WHAT THE TASK REQUIRES:
Leave the pictures out and copy exactly the lines from the line containing "Clone this diagram in TikZ." to the line containing "(1084,343) -- (1084,537);", both lines included.

TASK MATERIAL:
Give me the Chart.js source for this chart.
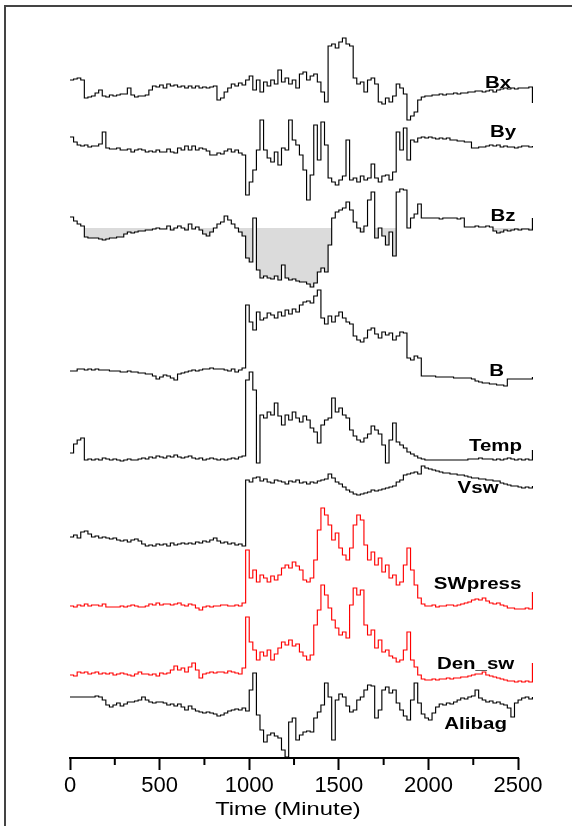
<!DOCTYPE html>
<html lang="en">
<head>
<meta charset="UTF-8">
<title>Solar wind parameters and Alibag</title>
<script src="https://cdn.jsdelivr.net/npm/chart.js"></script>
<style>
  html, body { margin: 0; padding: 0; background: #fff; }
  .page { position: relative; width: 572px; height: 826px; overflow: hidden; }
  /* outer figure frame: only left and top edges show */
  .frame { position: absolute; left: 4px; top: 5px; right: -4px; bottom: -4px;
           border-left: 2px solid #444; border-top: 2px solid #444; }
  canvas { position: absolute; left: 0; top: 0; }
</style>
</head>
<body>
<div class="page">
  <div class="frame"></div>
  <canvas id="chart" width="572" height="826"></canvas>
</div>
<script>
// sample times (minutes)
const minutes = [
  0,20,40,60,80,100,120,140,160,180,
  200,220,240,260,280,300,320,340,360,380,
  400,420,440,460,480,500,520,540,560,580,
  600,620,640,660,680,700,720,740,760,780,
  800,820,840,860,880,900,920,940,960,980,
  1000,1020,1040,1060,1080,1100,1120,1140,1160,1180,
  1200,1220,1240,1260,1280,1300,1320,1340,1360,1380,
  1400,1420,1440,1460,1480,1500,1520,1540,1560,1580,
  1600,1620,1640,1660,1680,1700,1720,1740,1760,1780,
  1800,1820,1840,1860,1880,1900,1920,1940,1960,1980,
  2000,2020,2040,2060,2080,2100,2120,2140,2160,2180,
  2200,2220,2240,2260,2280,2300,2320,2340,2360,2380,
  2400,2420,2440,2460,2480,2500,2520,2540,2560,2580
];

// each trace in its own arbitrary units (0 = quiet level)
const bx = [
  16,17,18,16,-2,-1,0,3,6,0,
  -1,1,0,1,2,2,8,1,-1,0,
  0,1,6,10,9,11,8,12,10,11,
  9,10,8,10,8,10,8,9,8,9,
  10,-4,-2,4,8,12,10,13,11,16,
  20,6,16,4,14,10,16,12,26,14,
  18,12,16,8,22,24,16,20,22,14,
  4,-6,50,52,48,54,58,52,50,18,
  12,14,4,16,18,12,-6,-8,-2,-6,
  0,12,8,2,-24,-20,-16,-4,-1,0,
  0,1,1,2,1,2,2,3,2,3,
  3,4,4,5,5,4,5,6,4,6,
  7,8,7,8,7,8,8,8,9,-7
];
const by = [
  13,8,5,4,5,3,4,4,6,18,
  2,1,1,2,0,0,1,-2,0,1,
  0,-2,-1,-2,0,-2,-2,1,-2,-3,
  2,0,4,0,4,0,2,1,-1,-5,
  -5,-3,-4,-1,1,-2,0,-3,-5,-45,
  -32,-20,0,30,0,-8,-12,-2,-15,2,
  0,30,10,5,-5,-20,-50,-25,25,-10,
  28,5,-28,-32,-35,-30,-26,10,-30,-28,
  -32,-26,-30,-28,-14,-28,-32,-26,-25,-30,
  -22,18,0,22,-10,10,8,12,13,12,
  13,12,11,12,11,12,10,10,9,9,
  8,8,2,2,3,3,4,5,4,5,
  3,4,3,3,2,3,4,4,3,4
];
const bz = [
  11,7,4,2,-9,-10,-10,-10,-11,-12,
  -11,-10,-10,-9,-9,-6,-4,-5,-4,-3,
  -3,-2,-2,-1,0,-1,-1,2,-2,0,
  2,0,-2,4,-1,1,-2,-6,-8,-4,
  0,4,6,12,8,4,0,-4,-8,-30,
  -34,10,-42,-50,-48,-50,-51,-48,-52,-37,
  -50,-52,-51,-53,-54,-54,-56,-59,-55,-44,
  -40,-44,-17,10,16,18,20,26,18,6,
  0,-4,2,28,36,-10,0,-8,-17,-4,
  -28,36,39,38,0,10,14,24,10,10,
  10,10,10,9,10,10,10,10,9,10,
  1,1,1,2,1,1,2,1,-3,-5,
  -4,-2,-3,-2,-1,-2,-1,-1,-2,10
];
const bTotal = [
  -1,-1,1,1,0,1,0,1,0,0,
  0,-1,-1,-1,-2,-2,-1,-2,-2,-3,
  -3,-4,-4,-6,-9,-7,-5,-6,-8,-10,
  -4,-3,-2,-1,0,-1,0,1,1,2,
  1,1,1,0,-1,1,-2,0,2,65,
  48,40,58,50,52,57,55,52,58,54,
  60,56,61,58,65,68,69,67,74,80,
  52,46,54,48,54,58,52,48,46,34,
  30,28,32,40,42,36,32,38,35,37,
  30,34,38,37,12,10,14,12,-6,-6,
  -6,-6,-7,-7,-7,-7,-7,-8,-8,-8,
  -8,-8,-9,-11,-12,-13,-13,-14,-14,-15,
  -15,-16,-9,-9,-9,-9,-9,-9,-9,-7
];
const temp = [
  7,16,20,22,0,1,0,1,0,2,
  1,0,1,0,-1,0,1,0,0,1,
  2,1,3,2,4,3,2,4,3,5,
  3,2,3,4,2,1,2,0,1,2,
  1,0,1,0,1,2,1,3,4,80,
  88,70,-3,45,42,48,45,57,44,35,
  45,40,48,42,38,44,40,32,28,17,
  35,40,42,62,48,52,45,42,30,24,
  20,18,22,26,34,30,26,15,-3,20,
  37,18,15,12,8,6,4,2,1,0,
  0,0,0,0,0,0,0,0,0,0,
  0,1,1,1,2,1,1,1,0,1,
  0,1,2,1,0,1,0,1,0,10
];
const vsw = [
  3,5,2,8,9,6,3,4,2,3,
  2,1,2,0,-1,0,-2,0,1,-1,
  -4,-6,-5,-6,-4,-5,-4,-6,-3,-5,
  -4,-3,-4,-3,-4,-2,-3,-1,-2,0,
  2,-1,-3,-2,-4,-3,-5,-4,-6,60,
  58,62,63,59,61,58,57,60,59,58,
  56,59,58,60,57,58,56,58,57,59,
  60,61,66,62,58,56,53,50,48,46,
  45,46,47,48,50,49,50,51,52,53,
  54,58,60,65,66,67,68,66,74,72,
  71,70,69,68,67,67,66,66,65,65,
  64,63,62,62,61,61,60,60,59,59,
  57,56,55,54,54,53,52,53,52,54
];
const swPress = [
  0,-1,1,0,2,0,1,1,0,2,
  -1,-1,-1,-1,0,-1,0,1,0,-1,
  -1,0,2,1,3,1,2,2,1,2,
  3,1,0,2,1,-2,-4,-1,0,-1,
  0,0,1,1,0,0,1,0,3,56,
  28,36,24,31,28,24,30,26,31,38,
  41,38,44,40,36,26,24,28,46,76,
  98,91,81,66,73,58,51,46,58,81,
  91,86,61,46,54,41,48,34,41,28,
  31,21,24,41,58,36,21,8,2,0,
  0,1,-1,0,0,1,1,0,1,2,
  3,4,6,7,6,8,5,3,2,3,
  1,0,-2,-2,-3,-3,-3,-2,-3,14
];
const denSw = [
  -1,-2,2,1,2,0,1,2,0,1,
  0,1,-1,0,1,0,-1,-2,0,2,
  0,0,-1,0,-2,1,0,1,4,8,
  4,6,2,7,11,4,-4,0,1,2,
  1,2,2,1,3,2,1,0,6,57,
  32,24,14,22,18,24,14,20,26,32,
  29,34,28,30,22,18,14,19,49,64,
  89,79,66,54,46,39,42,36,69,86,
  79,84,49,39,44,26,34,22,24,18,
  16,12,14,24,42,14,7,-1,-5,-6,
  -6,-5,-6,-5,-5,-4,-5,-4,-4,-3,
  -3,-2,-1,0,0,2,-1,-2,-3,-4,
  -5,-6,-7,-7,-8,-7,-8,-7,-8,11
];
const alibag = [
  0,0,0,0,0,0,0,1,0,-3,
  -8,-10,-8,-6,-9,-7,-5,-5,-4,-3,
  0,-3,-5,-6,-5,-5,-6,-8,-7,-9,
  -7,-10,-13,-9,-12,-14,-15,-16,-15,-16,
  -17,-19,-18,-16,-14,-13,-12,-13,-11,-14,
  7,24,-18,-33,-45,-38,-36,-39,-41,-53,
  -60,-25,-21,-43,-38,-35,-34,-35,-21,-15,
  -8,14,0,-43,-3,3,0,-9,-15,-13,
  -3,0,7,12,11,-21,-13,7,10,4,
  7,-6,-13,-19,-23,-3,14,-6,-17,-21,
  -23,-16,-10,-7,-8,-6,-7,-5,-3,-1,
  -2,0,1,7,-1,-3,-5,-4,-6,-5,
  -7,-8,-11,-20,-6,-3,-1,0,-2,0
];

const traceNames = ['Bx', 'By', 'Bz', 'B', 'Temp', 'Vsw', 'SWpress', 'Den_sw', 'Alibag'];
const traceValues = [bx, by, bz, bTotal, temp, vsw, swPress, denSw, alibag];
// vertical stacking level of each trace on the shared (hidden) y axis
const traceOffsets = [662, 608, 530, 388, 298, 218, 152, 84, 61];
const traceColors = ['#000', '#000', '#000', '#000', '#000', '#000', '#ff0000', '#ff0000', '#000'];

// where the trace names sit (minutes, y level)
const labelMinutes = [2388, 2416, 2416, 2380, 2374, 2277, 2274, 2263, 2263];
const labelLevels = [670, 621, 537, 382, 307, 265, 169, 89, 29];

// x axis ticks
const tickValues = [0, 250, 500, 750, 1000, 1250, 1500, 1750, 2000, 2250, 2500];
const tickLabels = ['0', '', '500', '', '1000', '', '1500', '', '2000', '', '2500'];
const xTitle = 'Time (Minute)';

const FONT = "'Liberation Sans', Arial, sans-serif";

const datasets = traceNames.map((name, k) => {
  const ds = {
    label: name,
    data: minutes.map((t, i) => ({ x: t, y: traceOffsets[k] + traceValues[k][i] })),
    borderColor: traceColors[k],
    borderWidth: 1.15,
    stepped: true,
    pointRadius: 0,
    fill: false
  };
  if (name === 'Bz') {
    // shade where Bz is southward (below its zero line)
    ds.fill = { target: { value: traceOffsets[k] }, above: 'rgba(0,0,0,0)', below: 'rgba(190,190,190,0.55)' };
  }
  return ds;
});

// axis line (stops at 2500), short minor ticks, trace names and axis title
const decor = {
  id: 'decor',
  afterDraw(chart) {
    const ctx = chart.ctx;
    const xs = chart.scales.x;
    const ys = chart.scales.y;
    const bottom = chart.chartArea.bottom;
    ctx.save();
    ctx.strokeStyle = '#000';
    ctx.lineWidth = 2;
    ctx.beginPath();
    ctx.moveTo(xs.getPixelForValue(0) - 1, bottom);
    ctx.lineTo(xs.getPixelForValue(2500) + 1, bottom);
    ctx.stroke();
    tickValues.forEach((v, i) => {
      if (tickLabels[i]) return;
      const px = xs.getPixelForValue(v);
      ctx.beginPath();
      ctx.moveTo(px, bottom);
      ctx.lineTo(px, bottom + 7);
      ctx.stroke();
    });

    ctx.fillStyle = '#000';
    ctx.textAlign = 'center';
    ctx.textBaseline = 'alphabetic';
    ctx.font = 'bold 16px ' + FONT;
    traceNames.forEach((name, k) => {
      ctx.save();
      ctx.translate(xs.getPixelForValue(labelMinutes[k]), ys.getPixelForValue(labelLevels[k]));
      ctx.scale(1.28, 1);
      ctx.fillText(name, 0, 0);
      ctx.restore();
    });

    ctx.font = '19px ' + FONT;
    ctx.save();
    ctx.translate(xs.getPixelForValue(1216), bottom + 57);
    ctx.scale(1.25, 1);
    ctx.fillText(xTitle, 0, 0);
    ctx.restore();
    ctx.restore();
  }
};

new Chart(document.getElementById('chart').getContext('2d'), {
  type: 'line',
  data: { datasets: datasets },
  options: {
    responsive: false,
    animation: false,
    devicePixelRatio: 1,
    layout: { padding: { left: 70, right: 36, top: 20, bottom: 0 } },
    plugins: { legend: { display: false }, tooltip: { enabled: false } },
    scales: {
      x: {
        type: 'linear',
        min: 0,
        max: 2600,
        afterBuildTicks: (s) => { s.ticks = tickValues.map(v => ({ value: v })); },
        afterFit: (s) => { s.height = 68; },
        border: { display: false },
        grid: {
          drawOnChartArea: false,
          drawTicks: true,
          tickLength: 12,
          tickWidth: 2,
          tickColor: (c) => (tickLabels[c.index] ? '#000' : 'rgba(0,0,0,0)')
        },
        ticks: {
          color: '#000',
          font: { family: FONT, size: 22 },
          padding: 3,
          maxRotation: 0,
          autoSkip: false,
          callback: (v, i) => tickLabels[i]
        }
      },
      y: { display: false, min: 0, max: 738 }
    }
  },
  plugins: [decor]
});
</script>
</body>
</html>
---
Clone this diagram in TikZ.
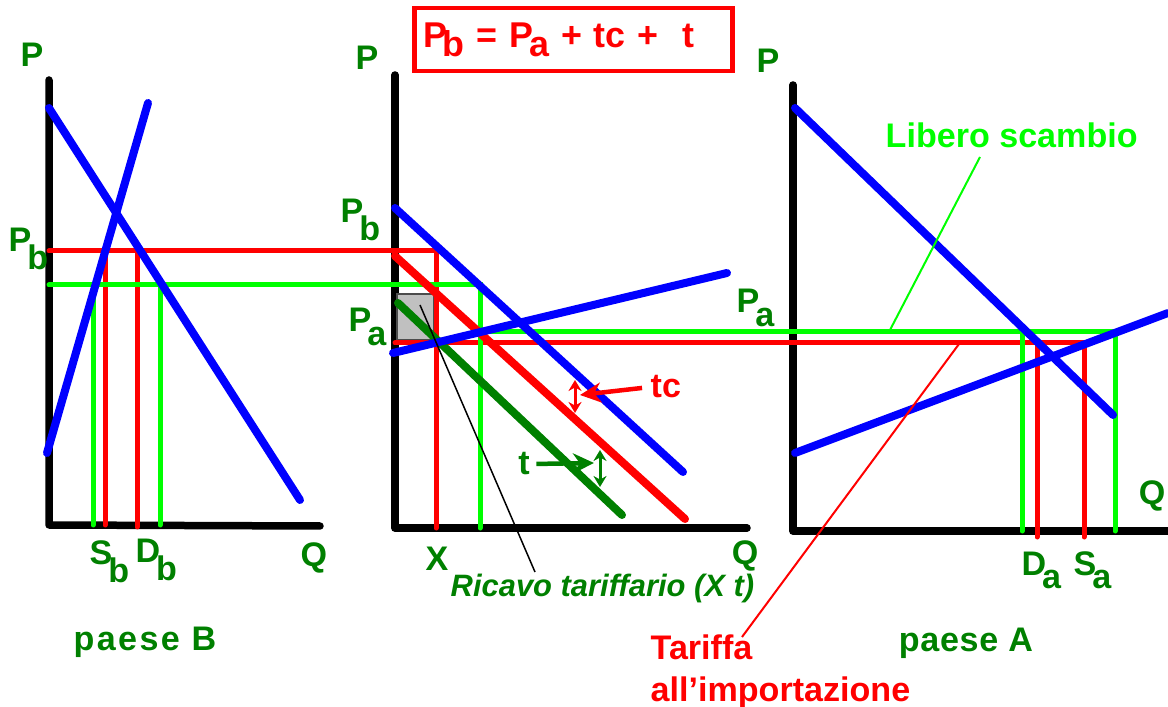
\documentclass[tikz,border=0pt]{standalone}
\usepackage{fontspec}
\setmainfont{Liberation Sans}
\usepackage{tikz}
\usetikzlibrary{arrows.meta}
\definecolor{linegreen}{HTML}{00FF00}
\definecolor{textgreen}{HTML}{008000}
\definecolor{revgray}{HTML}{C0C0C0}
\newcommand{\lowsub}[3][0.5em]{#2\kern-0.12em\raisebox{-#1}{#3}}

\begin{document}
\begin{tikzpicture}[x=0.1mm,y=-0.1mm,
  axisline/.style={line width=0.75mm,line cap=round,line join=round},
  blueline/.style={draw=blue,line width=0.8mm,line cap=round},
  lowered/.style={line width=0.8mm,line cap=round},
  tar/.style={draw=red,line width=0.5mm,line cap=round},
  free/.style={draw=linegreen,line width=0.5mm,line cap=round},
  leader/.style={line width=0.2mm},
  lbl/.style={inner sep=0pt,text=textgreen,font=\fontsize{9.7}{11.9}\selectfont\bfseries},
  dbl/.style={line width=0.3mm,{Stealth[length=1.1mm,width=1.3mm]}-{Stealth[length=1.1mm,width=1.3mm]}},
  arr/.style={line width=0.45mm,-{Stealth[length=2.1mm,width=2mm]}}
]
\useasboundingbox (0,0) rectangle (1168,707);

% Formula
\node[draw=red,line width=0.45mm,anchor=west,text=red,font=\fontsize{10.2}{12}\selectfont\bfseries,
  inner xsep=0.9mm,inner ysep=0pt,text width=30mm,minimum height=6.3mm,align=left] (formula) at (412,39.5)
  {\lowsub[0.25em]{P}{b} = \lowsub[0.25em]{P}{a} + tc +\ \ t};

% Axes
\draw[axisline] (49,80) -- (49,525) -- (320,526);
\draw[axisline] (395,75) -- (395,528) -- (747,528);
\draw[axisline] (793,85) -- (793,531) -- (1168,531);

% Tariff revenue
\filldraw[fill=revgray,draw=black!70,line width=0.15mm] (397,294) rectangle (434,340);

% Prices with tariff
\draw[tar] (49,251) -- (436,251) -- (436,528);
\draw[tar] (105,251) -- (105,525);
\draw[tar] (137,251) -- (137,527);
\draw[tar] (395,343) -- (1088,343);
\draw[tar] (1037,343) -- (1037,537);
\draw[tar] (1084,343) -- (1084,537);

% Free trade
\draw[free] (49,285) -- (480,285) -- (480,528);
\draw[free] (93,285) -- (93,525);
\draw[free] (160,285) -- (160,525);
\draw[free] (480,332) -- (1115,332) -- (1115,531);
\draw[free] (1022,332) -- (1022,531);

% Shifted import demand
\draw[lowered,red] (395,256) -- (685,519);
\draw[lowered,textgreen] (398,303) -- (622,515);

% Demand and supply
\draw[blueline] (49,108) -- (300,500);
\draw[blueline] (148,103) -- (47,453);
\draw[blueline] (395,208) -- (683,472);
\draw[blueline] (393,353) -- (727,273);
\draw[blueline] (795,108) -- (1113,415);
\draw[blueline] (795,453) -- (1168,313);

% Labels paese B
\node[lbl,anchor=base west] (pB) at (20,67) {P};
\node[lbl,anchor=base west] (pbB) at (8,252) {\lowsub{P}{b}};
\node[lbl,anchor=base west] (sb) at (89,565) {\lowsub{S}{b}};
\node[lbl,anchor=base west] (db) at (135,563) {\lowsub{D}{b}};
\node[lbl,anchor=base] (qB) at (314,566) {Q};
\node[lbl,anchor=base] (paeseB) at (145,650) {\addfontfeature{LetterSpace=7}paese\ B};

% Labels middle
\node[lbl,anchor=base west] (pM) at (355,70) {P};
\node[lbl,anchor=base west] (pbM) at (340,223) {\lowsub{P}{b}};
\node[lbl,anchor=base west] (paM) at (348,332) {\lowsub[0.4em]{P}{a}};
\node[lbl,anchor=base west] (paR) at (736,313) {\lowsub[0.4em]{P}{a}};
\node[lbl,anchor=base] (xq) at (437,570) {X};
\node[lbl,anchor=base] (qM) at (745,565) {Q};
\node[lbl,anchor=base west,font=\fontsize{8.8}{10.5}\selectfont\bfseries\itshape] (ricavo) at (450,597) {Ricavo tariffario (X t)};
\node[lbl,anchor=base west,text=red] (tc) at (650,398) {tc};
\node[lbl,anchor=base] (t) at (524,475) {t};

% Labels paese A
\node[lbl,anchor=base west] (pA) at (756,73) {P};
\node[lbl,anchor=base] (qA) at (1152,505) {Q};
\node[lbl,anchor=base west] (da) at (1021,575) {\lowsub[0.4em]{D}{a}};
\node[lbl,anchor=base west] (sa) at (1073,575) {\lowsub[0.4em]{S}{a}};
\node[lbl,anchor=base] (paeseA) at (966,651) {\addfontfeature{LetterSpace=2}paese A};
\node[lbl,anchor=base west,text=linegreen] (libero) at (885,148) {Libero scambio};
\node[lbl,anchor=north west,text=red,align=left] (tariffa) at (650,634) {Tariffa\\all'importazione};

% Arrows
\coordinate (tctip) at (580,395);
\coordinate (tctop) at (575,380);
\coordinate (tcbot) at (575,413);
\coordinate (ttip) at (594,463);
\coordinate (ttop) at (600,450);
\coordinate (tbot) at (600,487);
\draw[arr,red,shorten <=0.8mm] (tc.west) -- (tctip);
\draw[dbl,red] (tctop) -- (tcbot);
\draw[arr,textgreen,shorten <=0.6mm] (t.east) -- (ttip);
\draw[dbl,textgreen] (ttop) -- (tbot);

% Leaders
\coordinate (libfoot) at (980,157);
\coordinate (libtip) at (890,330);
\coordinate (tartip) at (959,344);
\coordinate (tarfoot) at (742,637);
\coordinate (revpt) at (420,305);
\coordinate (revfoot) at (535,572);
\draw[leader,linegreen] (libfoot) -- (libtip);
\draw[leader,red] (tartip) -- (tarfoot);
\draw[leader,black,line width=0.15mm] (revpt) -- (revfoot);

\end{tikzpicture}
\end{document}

RESPONSE TO THE EXERCISE:
Clone this diagram in TikZ.
\documentclass[tikz,border=0pt]{standalone}
\usepackage{fontspec}
\setmainfont{Liberation Sans}
\usepackage{tikz}
\usetikzlibrary{arrows.meta}
\definecolor{linegreen}{HTML}{00FF00}
\definecolor{textgreen}{HTML}{008000}
\definecolor{revgray}{HTML}{C0C0C0}
\newcommand{\lowsub}[3][0.5em]{#2\kern-0.12em\raisebox{-#1}{#3}}

\begin{document}
\begin{tikzpicture}[x=0.1mm,y=-0.1mm,
  axisline/.style={line width=0.75mm,line cap=round,line join=round},
  blueline/.style={draw=blue,line width=0.8mm,line cap=round},
  lowered/.style={line width=0.8mm,line cap=round},
  tar/.style={draw=red,line width=0.5mm,line cap=round},
  free/.style={draw=linegreen,line width=0.5mm,line cap=round},
  leader/.style={line width=0.2mm},
  lbl/.style={inner sep=0pt,text=textgreen,font=\fontsize{9.7}{11.9}\selectfont\bfseries},
  dbl/.style={line width=0.3mm,{Stealth[length=1.1mm,width=1.3mm]}-{Stealth[length=1.1mm,width=1.3mm]}},
  arr/.style={line width=0.45mm,-{Stealth[length=2.1mm,width=2mm]}}
]
\useasboundingbox (0,0) rectangle (1168,707);

% Formula
\node[draw=red,line width=0.45mm,anchor=west,text=red,font=\fontsize{10.2}{12}\selectfont\bfseries,
  inner xsep=0.9mm,inner ysep=0pt,text width=30mm,minimum height=6.3mm,align=left] (formula) at (412,39.5)
  {\lowsub[0.25em]{P}{b} = \lowsub[0.25em]{P}{a} + tc +\ \ t};

% Axes
\draw[axisline] (49,80) -- (49,525) -- (320,526);
\draw[axisline] (395,75) -- (395,528) -- (747,528);
\draw[axisline] (793,85) -- (793,531) -- (1168,531);

% Tariff revenue
\filldraw[fill=revgray,draw=black!70,line width=0.15mm] (397,294) rectangle (434,340);

% Prices with tariff
\draw[tar] (49,251) -- (436,251) -- (436,528);
\draw[tar] (105,251) -- (105,525);
\draw[tar] (137,251) -- (137,527);
\draw[tar] (395,343) -- (1088,343);
\draw[tar] (1037,343) -- (1037,537);
\draw[tar] (1084,343) -- (1084,537);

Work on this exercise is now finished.